Definition
Subconscious mental processes a person uses to protect themselves from feelings of anxiety, failure, guilt, or threats to self-esteem. Common examples include denial, rationalization, projection, repression, and displacement. In flight training, defense mechanisms can interfere with learning by causing a student to avoid, distort, or refuse to accept feedback about their performance.
Plain English
Mental habits people use without realizing it to protect themselves from uncomfortable feelings. They can get in the way of learning because they stop a student from honestly seeing their own mistakes.
Context Anchor
Seen in aviation instruction when an instructor is trying to understand a student's reaction to correction, poor performance, fear, or frustration.
Derivation
From the Latin defendere, meaning 'to ward off,' combined with mechanism, meaning 'a working part or device.' The term was popularized in psychology by Sigmund Freud and his daughter Anna Freud to describe the mind's automatic ways of warding off distress. Knowing the origin helps because it captures the idea: these are not deliberate choices but automatic mental shields.
Why Pilots Care
Unrecognized defense mechanisms can stop pilots from accepting mistakes, learning from instruction, or admitting limits, which increases risk in training and flight decisions.
Grounding Statement
A student who just made a landing mistake may feel threatened inside and may protect themselves by saying the wind caused it, even before they are ready to look at their own control inputs.
Intuition Check
Defense mechanisms are not aircraft systems or planned tactics.
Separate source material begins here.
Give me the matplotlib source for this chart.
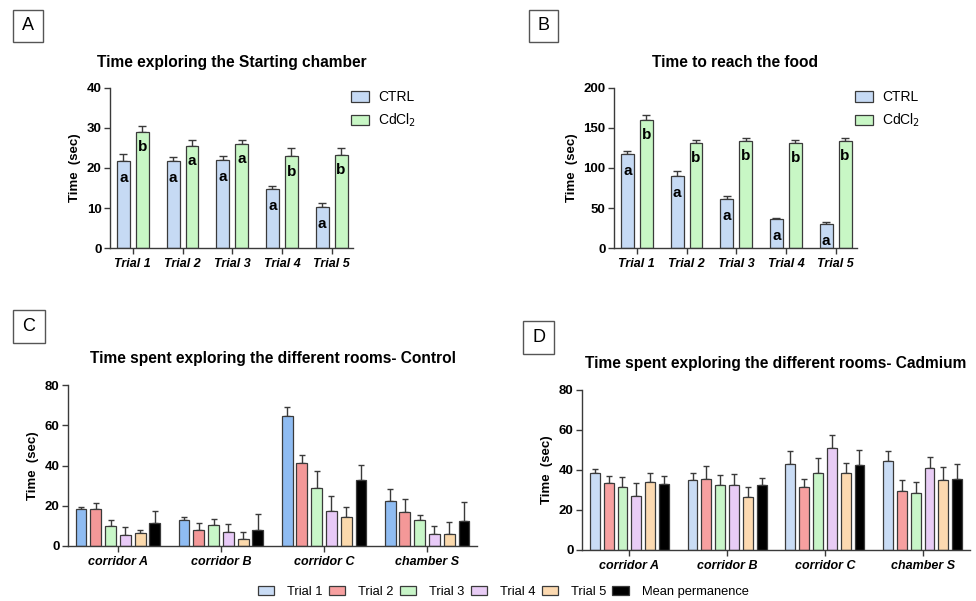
import numpy as np
import matplotlib
matplotlib.use("Agg")
import matplotlib.pyplot as plt
from matplotlib.patches import Rectangle, Patch

plt.rcParams['font.family'] = ['Liberation Sans', 'DejaVu Sans']

# ---------------- Data ----------------
trials = ["Trial 1", "Trial 2", "Trial 3", "Trial 4", "Trial 5"]

# Panel A: Time exploring the starting chamber
a_ctrl = [21.8, 21.7, 22.0, 14.7, 10.2]
a_ctrl_err = [1.7, 1.1, 1.0, 0.9, 1.0]
a_cd = [29.0, 25.5, 26.0, 22.9, 23.2]
a_cd_err = [1.6, 1.4, 1.1, 2.1, 1.8]
a_ctrl_letters = ["a", "a", "a", "a", "a"]
a_cd_letters = ["b", "a", "a", "b", "b"]

# Panel B: Time to reach the food
b_ctrl = [117, 90, 61, 36, 30]
b_ctrl_err = [4, 6, 4, 2, 2.5]
b_cd = [160, 131, 134, 131, 134]
b_cd_err = [6, 4, 3, 4, 4]
b_ctrl_letters = ["a", "a", "a", "a", "a"]
b_cd_letters = ["b", "b", "b", "b", "b"]

rooms = ["corridor A", "corridor B", "corridor C", "chamber S"]
series_names = ["Trial 1", "Trial 2", "Trial 3", "Trial 4", "Trial 5", "Mean permanence"]

# Panel C: Control (rows = series, cols = rooms)
c_vals = [
    [18.3, 12.8, 64.4, 22.2],
    [18.6, 7.8, 41.0, 16.8],
    [9.8, 10.5, 28.7, 12.8],
    [5.6, 6.8, 17.4, 6.1],
    [6.6, 3.5, 14.6, 5.8],
    [11.6, 8.1, 33.0, 12.6],
]
c_errs = [
    [1.2, 1.6, 4.6, 6.0],
    [3.0, 3.8, 4.3, 6.6],
    [3.0, 2.9, 8.6, 2.5],
    [3.8, 4.2, 7.3, 3.9],
    [1.3, 3.5, 4.7, 6.0],
    [5.8, 8.0, 7.3, 9.1],
]

# Panel D: Cadmium
d_vals = [
    [38.3, 35.0, 43.2, 44.5],
    [33.3, 35.7, 31.3, 29.3],
    [31.5, 32.7, 38.5, 28.7],
    [26.8, 32.3, 51.2, 41.0],
    [34.0, 26.7, 38.3, 35.2],
    [32.8, 32.5, 42.5, 35.7],
]
d_errs = [
    [2.3, 3.5, 6.5, 4.8],
    [3.5, 6.1, 4.0, 5.5],
    [4.8, 5.0, 7.3, 5.1],
    [6.8, 5.7, 6.1, 5.3],
    [4.5, 4.6, 5.4, 6.3],
    [4.2, 3.7, 7.3, 7.3],
]

# ---------------- Style ----------------
EDGE = "#3a3a3a"
ctrl_col = "#c6daf4"
cd_col = "#c8f7c5"
light_cols = ["#c9dcf5", "#f7a0a0", "#c8f5c8", "#e8ccf5", "#fcd9b0", "#000000"]
c_cols = ["#8fbcf2", "#f49898", "#c8f7c8", "#e8caf7", "#fbd9ac", "#000000"]

W, H = 976, 601
fig = plt.figure(figsize=(W / 100, H / 100), dpi=100)


def px_axes(l, t, r, b):
    return fig.add_axes([l / W, 1 - b / H, (r - l) / W, (b - t) / H])


def style_axes(ax):
    for s in ["top", "right"]:
        ax.spines[s].set_visible(False)
    for s in ["left", "bottom"]:
        ax.spines[s].set_color(EDGE)
        ax.spines[s].set_linewidth(1.0)
    ax.tick_params(axis="both", color=EDGE, width=1.0, length=4, direction="out")
    ax.tick_params(axis="y", labelsize=9.5, pad=2)
    ax.tick_params(axis="x", labelsize=9, pad=3)
    for lab in ax.get_yticklabels():
        lab.set_fontweight("bold")
    for lab in ax.get_xticklabels():
        lab.set_fontweight("bold")
        lab.set_fontstyle("italic")


def panel_box(letter, l, t, r, b):
    fig.patches.append(Rectangle((l / W, 1 - b / H), (r - l) / W, (b - t) / H,
                                 transform=fig.transFigure, fill=False,
                                 edgecolor="#555555", linewidth=1.0))
    fig.text((l + r) / 2 / W, 1 - (t + b) / 2 / H, letter, ha="center",
             va="center", fontsize=13)


def two_group(ax, ctrl, ctrl_err, cd, cd_err, ctrl_let, cd_let, ymax, step, title):
    x = np.arange(len(trials))
    off, bw = 0.19, 0.26
    ax.bar(x - off, ctrl, bw, color=ctrl_col, edgecolor=EDGE, linewidth=0.9,
           zorder=2, label="CTRL")
    ax.bar(x + off, cd, bw, color=cd_col, edgecolor=EDGE, linewidth=0.9,
           zorder=2, label="CdCl$_2$")
    ax.errorbar(x - off, ctrl, yerr=[np.zeros(len(ctrl)), ctrl_err], fmt="none",
                ecolor=EDGE, elinewidth=1.0, capsize=3, capthick=1.0, zorder=1)
    ax.errorbar(x + off, cd, yerr=[np.zeros(len(cd)), cd_err], fmt="none",
                ecolor=EDGE, elinewidth=1.0, capsize=3, capthick=1.0, zorder=1)
    for xi, v, l in zip(x - off, ctrl, ctrl_let):
        ax.text(xi, v - 0.105 * ymax, l, ha="center", va="center",
                fontsize=11, fontweight="bold", zorder=3)
    for xi, v, l in zip(x + off, cd, cd_let):
        ax.text(xi, v - 0.095 * ymax, l, ha="center", va="center",
                fontsize=11, fontweight="bold", zorder=3)
    ax.set_xlim(-0.46, len(trials) - 1 + 0.43)
    ax.set_ylim(0, ymax)
    ax.set_yticks(np.arange(0, ymax + 1, step))
    ax.set_xticks(x)
    ax.set_xticklabels(trials)
    ax.set_ylabel("Time  (sec)", fontsize=9.5, fontweight="bold", labelpad=4)
    ax.set_title(title, fontsize=11.2, fontweight="bold", pad=15)
    style_axes(ax)
    leg = ax.legend(loc="upper left", bbox_to_anchor=(0.969, 1.02), frameon=False,
                    fontsize=10, handlelength=1.3, handleheight=0.8,
                    labelspacing=0.55, handletextpad=0.65, borderaxespad=0.0)
    return leg


def multi_group(ax, vals, errs, cols, title, span, bw):
    x = np.arange(len(rooms))
    n = len(series_names)
    slot = span / n
    for i in range(n):
        xs = x - span / 2 + slot * (i + 0.5)
        ax.bar(xs, vals[i], bw, color=cols[i], edgecolor=EDGE, linewidth=0.9,
               zorder=2)
        ax.errorbar(xs, vals[i], yerr=[np.zeros(len(rooms)), errs[i]], fmt="none",
                    ecolor=EDGE, elinewidth=1.0, capsize=2.5, capthick=1.0, zorder=1)
    ax.set_xlim(-0.485, len(rooms) - 1 + 0.485)
    ax.set_ylim(0, 80)
    ax.set_yticks(np.arange(0, 81, 20))
    ax.set_xticks(x)
    ax.set_xticklabels(rooms)
    ax.set_ylabel("Time  (sec)", fontsize=9.5, fontweight="bold", labelpad=4)
    ax.set_title(title, fontsize=11.2, fontweight="bold", pad=16)
    style_axes(ax)


# Panel A
axA = px_axes(110, 88, 353, 248)
two_group(axA, a_ctrl, a_ctrl_err, a_cd, a_cd_err, a_ctrl_letters, a_cd_letters,
          40, 10, "Time exploring the Starting chamber")
panel_box("A", 13, 10, 43, 42)

# Panel B
axB = px_axes(614, 88, 857, 248)
two_group(axB, b_ctrl, b_ctrl_err, b_cd, b_cd_err, b_ctrl_letters, b_cd_letters,
          200, 50, "Time to reach the food")
panel_box("B", 529, 10, 558, 42)

# Panel C
axC = px_axes(68, 385, 477, 546)
multi_group(axC, c_vals, c_errs, c_cols,
            "Time spent exploring the different rooms- Control", 0.86, 0.105)
panel_box("C", 13, 310, 45, 343)

# Panel D
axD = px_axes(582, 390, 970, 550)
multi_group(axD, d_vals, d_errs, light_cols,
            "Time spent exploring the different rooms- Cadmium", 0.85, 0.10)
panel_box("D", 523, 321, 554, 354)

# Bottom legend
handles = [Patch(facecolor=c, edgecolor=EDGE, linewidth=0.9) for c in light_cols]
fig.legend(handles, series_names, loc="center", bbox_to_anchor=(503 / W, 1 - 592 / H),
           ncol=6, frameon=False, fontsize=9.3, handlelength=1.25, handleheight=0.7,
           handletextpad=1.0, columnspacing=0.5)

fig.savefig("out.png", dpi=100)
Here, they mean automatic emotional reactions people use to protect themselves from discomfort.
Example Sentence 1
When the instructor pointed out the rough landing, the student blamed the wind rather than the flare technique — a common defense mechanism called rationalization.
Example Sentence 2
After recognizing her own defense mechanisms, the pilot finally admitted she needed more practice before attempting the cross-country flight alone.